Swiss Re is hosting an “Investors Day” Conference in London focused on the current state of the reinsurance market, its future prospects and the potential reguylatory changes affecting capital.
The reinsurer said it expects the growth outlook for the reinsurance industry in the next decade to be “moderate but stable.” The company estimates the non-life industry will grow on average by 6.5 percent annually and the life and health industry to grow by 3.7 percent.
Swiss Re also expects further consolidation “within the insurance sector.” In addition it foresees capital concerns remaining “an industry issue” with “upcoming regulatory frameworks, such as the Swiss Solvency Test or Solvency II,” being “likely to influence (re)insurers’ returns in the years to come.”

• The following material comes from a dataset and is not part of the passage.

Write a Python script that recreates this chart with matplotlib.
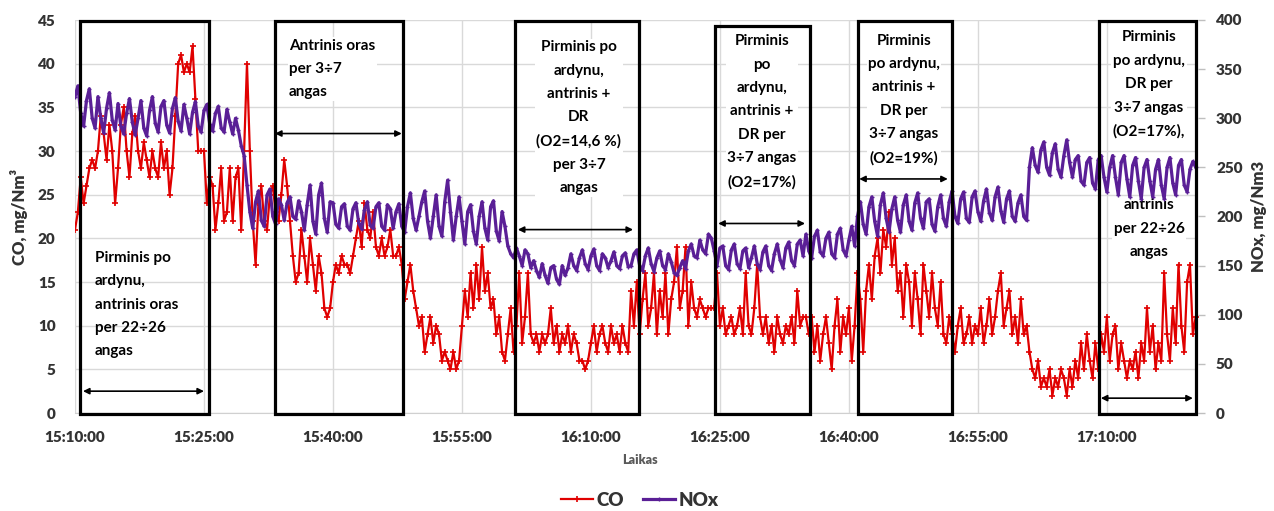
import matplotlib
matplotlib.use("Agg")
import matplotlib.pyplot as plt
import matplotlib.dates as mdates
from matplotlib.patches import Rectangle
import pandas as pd

plt.rcParams["font.family"] = ["Lato", "DejaVu Sans"]
plt.rcParams["font.weight"] = "bold"

# ---- data: 20 s samples starting 15:10:00 (one row = 5 minutes) ----
START = "2020-01-01 15:10:00"
STEP = "20s"

co = [
    21, 23, 27, 24, 26, 28, 29, 28, 30, 34, 32, 29, 33, 30, 24,
    28, 33, 35, 30, 27, 32, 34, 30, 28, 31, 29, 27, 30, 28, 27,
    31, 28, 30, 25, 28, 34, 40, 41, 39, 40, 39, 42, 36, 30, 30,
    30, 24, 27, 26, 21, 24, 28, 22, 23, 28, 22, 27, 28, 21, 30,
    40, 30, 22, 17, 24, 26, 22, 21, 25, 26, 23, 22, 25, 29, 26,
    22, 18, 15, 16, 21, 18, 15, 20, 17, 14, 18, 16, 12, 11, 12,
    15, 17, 16, 18, 17, 17, 16, 18, 20, 22, 19, 24, 21, 20, 23,
    19, 18, 20, 18, 19, 21, 18, 18, 19, 17, 13, 15, 17, 14, 12,
    10, 11, 7, 9, 11, 8, 10, 9, 6, 7, 6, 5, 7, 5, 6,
    10, 14, 11, 16, 12, 17, 13, 19, 14, 16, 12, 13, 9, 11, 7,
    6, 9, 12, 7, 10, 16, 8, 11, 16, 9, 8, 9, 7, 9, 8,
    9, 12, 8, 10, 7, 9, 8, 10, 7, 9, 8, 6, 6, 5, 6,
    8, 10, 7, 9, 10, 8, 7, 10, 8, 9, 7, 10, 8, 7, 14,
    10, 15, 9, 13, 16, 10, 12, 16, 9, 14, 11, 16, 9, 13, 15,
    19, 12, 14, 19, 10, 15, 12, 11, 13, 12, 11, 12, 12, 12, 16,
    10, 12, 9, 10, 11, 9, 10, 12, 9, 16, 10, 9, 12, 17, 11,
    9, 11, 8, 10, 7, 11, 9, 8, 10, 9, 11, 8, 14, 10, 11,
    11, 9, 11, 7, 10, 6, 9, 11, 8, 5, 10, 13, 7, 11, 9,
    12, 6, 10, 16, 13, 7, 14, 17, 13, 18, 20, 16, 21, 19, 23,
    17, 20, 14, 16, 11, 17, 15, 10, 16, 13, 9, 17, 14, 11, 16,
    12, 10, 15, 9, 8, 11, 9, 7, 10, 12, 8, 9, 11, 8, 10,
    9, 12, 8, 10, 13, 9, 11, 14, 16, 10, 12, 14, 9, 11, 8,
    13, 9, 10, 7, 5, 4, 6, 3, 4, 3, 5, 2, 4, 3, 5,
    4, 2, 5, 3, 6, 4, 8, 5, 9, 6, 4, 8, 5, 9, 7,
    11, 6, 9, 10, 5, 8, 6, 4, 6, 5, 7, 4, 8, 6, 12,
    7, 10, 5, 8, 6, 16, 9, 6, 12, 8, 17, 10, 7, 15, 17, 9, 11,
]

nox = [
    322, 333, 305, 292, 318, 330, 300, 290, 322, 300, 285, 310, 326, 298, 288,
    315, 292, 284, 305, 320, 296, 283, 300, 318, 290, 282, 308, 322, 295, 286,
    312, 318, 293, 285, 310, 321, 297, 287, 314, 300, 284, 306, 317, 292, 286,
    308, 314, 294, 287, 305, 312, 290, 286, 309, 296, 284, 300, 288, 272, 262,
    232, 205, 188, 215, 226, 196, 190, 222, 228, 200, 192, 218, 212, 196, 214,
    220, 200, 197, 216, 205, 186, 212, 232, 195, 182, 222, 234, 198, 184, 215,
    214, 192, 188, 210, 213, 190, 186, 208, 214, 193, 187, 207, 215, 191, 188,
    210, 214, 190, 186, 212, 208, 188, 205, 213, 190, 184, 210, 224, 198, 186,
    200, 215, 226, 195, 178, 200, 222, 190, 180, 215, 237, 205, 176, 200, 220,
    195, 172, 205, 212, 185, 172, 200, 215, 188, 176, 210, 216, 185, 175, 205,
    190, 170, 162, 158, 168, 160, 150, 166, 162, 148, 155, 145, 138, 152, 140,
    132, 148, 150, 136, 131, 150, 140, 148, 162, 150, 145, 158, 166, 152, 146,
    160, 167, 150, 145, 162, 158, 148, 155, 164, 150, 147, 160, 163, 149, 150,
    162, 166, 150, 145, 160, 168, 152, 144, 158, 165, 150, 146, 162, 154, 143,
    140, 148, 155, 147, 165, 172, 160, 158, 176, 166, 162, 182, 178, 165, 150,
    168, 170, 150, 146, 166, 172, 152, 147, 165, 168, 148, 158, 170, 152, 146,
    164, 170, 150, 145, 162, 172, 156, 148, 168, 174, 155, 150, 172, 176, 160,
    182, 165, 158, 180, 186, 164, 160, 178, 184, 162, 158, 182, 188, 166, 160,
    176, 190, 170, 200, 215, 192, 182, 210, 220, 195, 180, 212, 224, 198, 184,
    208, 220, 196, 184, 212, 222, 195, 186, 214, 224, 198, 188, 215, 218, 192,
    185, 210, 222, 198, 190, 215, 226, 200, 193, 218, 225, 198, 194, 220, 226,
    205, 195, 216, 228, 204, 196, 220, 230, 206, 194, 218, 226, 200, 195, 214,
    222, 200, 196, 250, 270, 252, 245, 268, 276, 250, 242, 265, 274, 248, 240,
    262, 278, 255, 240, 258, 262, 236, 232, 255, 260, 234, 228, 258, 262, 240,
    225, 250, 262, 240, 222, 255, 262, 238, 220, 252, 260, 236, 218, 250, 258,
    236, 220, 248, 258, 232, 218, 250, 260, 234, 222, 252, 258, 232, 225, 248, 256, 250,
]

co_ticks = [0, 5, 10, 15, 20, 25, 30, 35, 40, 45]
nox_ticks = [0, 50, 100, 150, 200, 250, 300, 350, 400]

# test periods: (start min, end min, box top in CO units)
periods = [
    (0.58, 15.58, 44.9),
    (23.26, 38.14, 44.9),
    (51.16, 65.58, 44.9),
    (74.42, 85.47, 44.3),
    (91.05, 101.98, 44.9),
    (119.07, 130.35, 44.9),
]
period_arrows = [
    (0.93, 15.0, 2.5),
    (23.26, 38.0, 32.0),
    (51.5, 64.9, 21.0),
    (74.8, 84.9, 21.7),
    (91.2, 101.5, 26.8),
    (119.3, 130.0, 1.7),
]

time = pd.date_range(START, periods=len(co), freq=STEP)
t0 = pd.Timestamp(START)


def tnum(minutes):
    return mdates.date2num(t0 + pd.Timedelta(minutes=minutes))


GREY = "#333333"
CO_COLOR = "#E00000"
NOX_COLOR = "#5A1F96"

fig = plt.figure(figsize=(12.74, 5.11), dpi=100)
ax = fig.add_axes([75 / 1274, 1 - 413 / 511, (1198 - 75) / 1274, (413 - 20) / 511])
ax2 = ax.twinx()

(co_line,) = ax.plot(time, co, color=CO_COLOR, lw=1.6, marker="+", ms=4,
                     mew=1.2, label="CO", zorder=2)
(nox_line,) = ax2.plot(time, nox, color=NOX_COLOR, lw=2.3, marker="+", ms=3,
                       mew=1.0, label="NOx", zorder=3)

ax.set_ylim(0, 45)
ax2.set_ylim(0, 400)
ax.set_xlim(tnum(0), tnum(130.6))
ax.set_yticks(co_ticks)
ax2.set_yticks(nox_ticks)

ax.xaxis.set_major_locator(mdates.MinuteLocator(byminute=[10, 25, 40, 55]))
ax.xaxis.set_major_formatter(mdates.DateFormatter("%H:%M:%S"))

ax.grid(True, color="#D9D9D9", lw=1.0)
ax.set_axisbelow(True)
for a in (ax, ax2):
    for s in a.spines.values():
        s.set_visible(False)
ax.spines["bottom"].set_visible(True)
ax.spines["bottom"].set_color("#D0D0D0")

ax.tick_params(axis="y", length=0, pad=14, labelsize=11, labelcolor=GREY)
ax.tick_params(axis="x", length=0, pad=13, labelsize=11, labelcolor=GREY)
ax2.tick_params(axis="y", length=5, width=1, color="#BFBFBF", pad=8,
                labelsize=11, labelcolor=GREY)
for lab in ax.get_xticklabels() + ax.get_yticklabels() + ax2.get_yticklabels():
    lab.set_fontweight("heavy")

ax.set_ylabel("CO, mg/Nm³", fontsize=12, color=GREY, labelpad=7,
              fontweight="heavy")
ax2.set_ylabel("NOx, mg/Nm3", fontsize=12, color=GREY, labelpad=6,
               fontweight="heavy")
fig.text(640 / 1274, 1 - 460 / 511, "Laikas", ha="center", va="center",
         fontsize=9, color="#595959", fontweight="heavy")

# period frames, arrows and captions (on top, in CO coordinates)
T = ax.transData
for (m0, m1, top) in periods:
    ax2.add_patch(Rectangle((tnum(m0), -0.1), tnum(m1) - tnum(m0), top + 0.1,
                            transform=T, fill=False, ec="black", lw=2.3,
                            clip_on=False, zorder=5))
for (m0, m1, y) in period_arrows:
    ax2.annotate("", xy=(tnum(m1), y), xytext=(tnum(m0), y), xycoords=T,
                 textcoords=T,
                 arrowprops=dict(arrowstyle="<|-|>", color="black", lw=1.2,
                                 mutation_scale=9, shrinkA=0, shrinkB=0),
                 zorder=5)

txt = dict(transform=T, fontsize=11, color="black", linespacing=1.85,
           zorder=1.5, fontweight="bold")
wbox = dict(facecolor="white", edgecolor="none", pad=1)
ax2.text(tnum(2.33), 12.4, "Pirminis po\nardynu,\nantrinis oras\nper 22÷26\nangas",
         ha="left", va="center", **txt)
ax2.text(tnum(24.9), 39.4, "Antrinis oras\nper 3÷7\nangas",
         ha="left", va="center", bbox=wbox, **txt)
ax2.text(tnum(58.6), 33.8,
         "Pirminis po\nardynu,\nantrinis +\nDR\n(O2=14,6 %)\nper 3÷7\nangas",
         ha="center", va="center", multialignment="center", bbox=wbox, **txt)
ax2.text(tnum(79.9), 34.5,
         "Pirminis\npo\nardynu,\nantrinis +\nDR per\n3÷7 angas\n(O2=17%)",
         ha="center", va="center", multialignment="center", bbox=wbox, **txt)
ax2.text(tnum(96.4), 35.9,
         "Pirminis\npo ardynu,\nantrinis +\nDR per\n3÷7 angas\n(O2=19%)",
         ha="center", va="center", multialignment="center", bbox=wbox, **txt)
ax2.text(tnum(124.9), 37.6,
         "Pirminis\npo ardynu,\nDR per\n3÷7 angas\n(O2=17%),",
         ha="center", va="center", multialignment="center", bbox=wbox, **txt)
ax2.text(tnum(124.9), 21.1, "antrinis\nper 22÷26\nangas",
         ha="center", va="center", multialignment="center", bbox=wbox, **txt)

leg = fig.legend(handles=[co_line, nox_line], loc="center",
                 bbox_to_anchor=(640 / 1274, 1 - 500 / 511), ncol=2,
                 frameon=False, fontsize=13.5, handlelength=1.7,
                 columnspacing=1.0, handletextpad=0.2, numpoints=1,
                 borderpad=0.1)
for t in leg.get_texts():
    t.set_color(GREY)
    t.set_fontweight("heavy")

fig.savefig("out.png", dpi=100)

CEO Stefan Lippe commented: “Against the background of this market outlook, we will build further on what we are good at: delivering superior performance in (re)insurance, Admin Re® and Asset Management, while expanding our business in the areas of industrial risks insurance, longevity and emerging markets. Our mission is clear: we aim to be the leading player in the wholesale (re)insurance industry.”
David Blumer, Swiss Re’s Chief Investment Officer, explained how, in the changing environment, the company’s Asset Management will continue to contribute to the Group’s performance. “Swiss Re has a transparent, disciplined and flexible investment process in place, with investment decisions taken from a strict asset-liability-matching perspective,” he stated. “We will continue to optimize the investment portfolio with a clear allocation of risk capital and responsibilities.”

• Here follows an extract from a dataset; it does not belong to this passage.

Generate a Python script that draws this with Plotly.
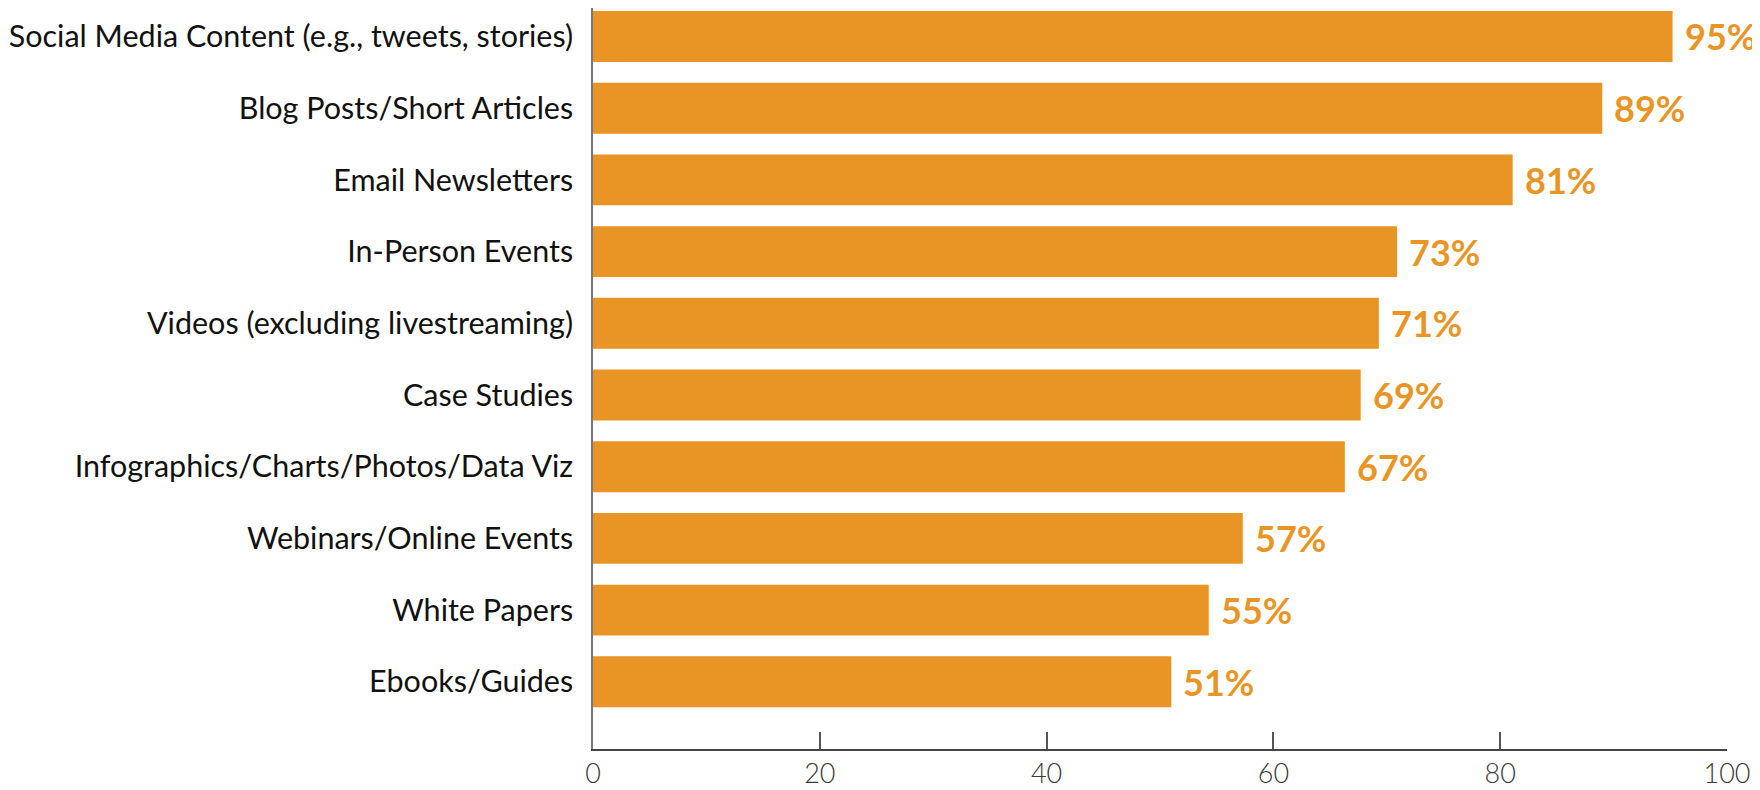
import plotly.graph_objects as go

categories = [
    "Social Media Content (e.g., tweets, stories)",
    "Blog Posts/Short Articles",
    "Email Newsletters",
    "In-Person Events",
    "Videos (excluding livestreaming)",
    "Case Studies",
    "Infographics/Charts/Photos/Data Viz",
    "Webinars/Online Events",
    "White Papers",
    "Ebooks/Guides",
]
# bar lengths as drawn in the picture
bar_values = [95.2, 89.0, 81.1, 70.9, 69.3, 67.7, 66.3, 57.3, 54.3, 51.0]
# value labels as printed
label_values = [95, 89, 81, 73, 71, 69, 67, 57, 55, 51]
x_ticks = [0, 20, 40, 60, 80, 100]

ORANGE = "#E99526"
FONT = "Lato"

fig = go.Figure(
    go.Bar(
        x=bar_values,
        y=categories,
        orientation="h",
        marker=dict(color=ORANGE, line=dict(width=0)),
        width=0.71,
        hoverinfo="skip",
    )
)

for cat, xv, lv in zip(categories, bar_values, label_values):
    fig.add_annotation(
        x=xv,
        y=cat,
        xref="x",
        yref="y",
        text=f"{lv}%",
        showarrow=False,
        xanchor="left",
        yanchor="middle",
        xshift=10,
        font=dict(family=FONT, size=36, color=ORANGE, weight="bold"),
    )

# page body has an 8px margin, so figure is sized/offset to compensate
fig.update_layout(
    width=1752,
    height=782,
    margin=dict(l=585, r=33, t=0, b=41),
    paper_bgcolor="white",
    plot_bgcolor="white",
    showlegend=False,
    font=dict(family=FONT),
)

fig.update_xaxes(
    range=[0, 100],
    tickvals=x_ticks,
    ticks="inside",
    ticklen=17,
    tickwidth=1.5,
    tickcolor="#555555",
    showline=True,
    linecolor="#444444",
    linewidth=1.5,
    showgrid=False,
    zeroline=False,
    tickfont=dict(family=FONT, size=27, color="#3a3a3a", weight=300),
)

fig.update_yaxes(
    categoryorder="array",
    categoryarray=categories,
    range=[9.937, -0.397],
    showline=True,
    linecolor="#777777",
    linewidth=1.5,
    showgrid=False,
    zeroline=False,
    ticks="",
    ticklabelstandoff=12,
    tickfont=dict(family=FONT, size=30.5, color="#111111"),
)

fig.write_html("out.html")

The conference report points out that the Swiss Solvency Test capital requirements will become effective at the beginning of 2011. George Quinn, Swiss Re’s CFO, explained that from a capital management perspective, “we are glad to see that capital measures are becoming more consistent and economic with the convergence of Swiss Re’s internal model, the Swiss Solvency Test and Solvency II.” He concludes: “Our experience in implementing the Swiss Solvency Test and our economic capital strength position us well to support our clients in preparing for Solvency II.”
Swiss Re also amended its loss estimates from the earthquake in Chile earthquake, indicating that “net of retrocession, to be approximately $630 million before tax.” In its preliminary estimate on March 10, Swiss Re estimated its own claims at around $500 million. “The new estimate reflects more specific information from clients on actual damage to individual properties and businesses. The final cost remains subject to change,” said the bulletin.